There is no doubt Mulholland was an amazing man, going from Irish immigrant ditch digger at what became the mighty Los Angeles Bureau of Water Works and Supply (now the DWP), to eventually heading the agency.
Much like other ambitious Irish of the 1870s who landed firmly upon the golden shores of America, Mulholland was self-taught. After digging holes all day, he backfilled his mind at night, likely shifting side to side to accommodate pains inherent to hard labor, his sponge-like mind soothed by consuming books about engineering.

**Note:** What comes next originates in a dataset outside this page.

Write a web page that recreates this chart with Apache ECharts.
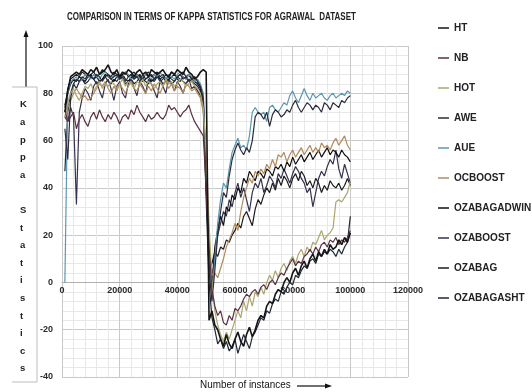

Mulholland's greatest achievement came in 1913, when the Los Angeles-creating aqueduct splashed into being, and for which his name is still revered. His greatest failure was the collapse 15 years later of the St. Francis Dam, which destroyed the Santa Clara River Valley, hundreds of people crushed and drowned by murky waters — and by the murkier greed of Los Angeles land developers, a clique that included the owners of the region's largest newspaper.
But Mulholland's aqueduct is what remains uppermost in the mind of history. Honors for The Chief, as he was affectionately known — and a nickname true on many levels — continue to this day. There is Mulholland Drive and a Mulholland Monument and, just for fun, a Mulholland Farm, where the dashing 1930s-40s film heartthrob Errol Flynn created Lotharion havoc in the most notorious house in Hollywood.
There was once a Mulholland Dam, although its name was minimized shortly after the March 12, 1928, collapse of the St. Francis when it was subtly rechristened the Hollywood Reservoir. When I attended Birmingham High in Van Nuys, located in the San Fernando Valley — an area of frantic growth once baptized in the waters of the aqueduct — Mulholland Junior High School shared the campus.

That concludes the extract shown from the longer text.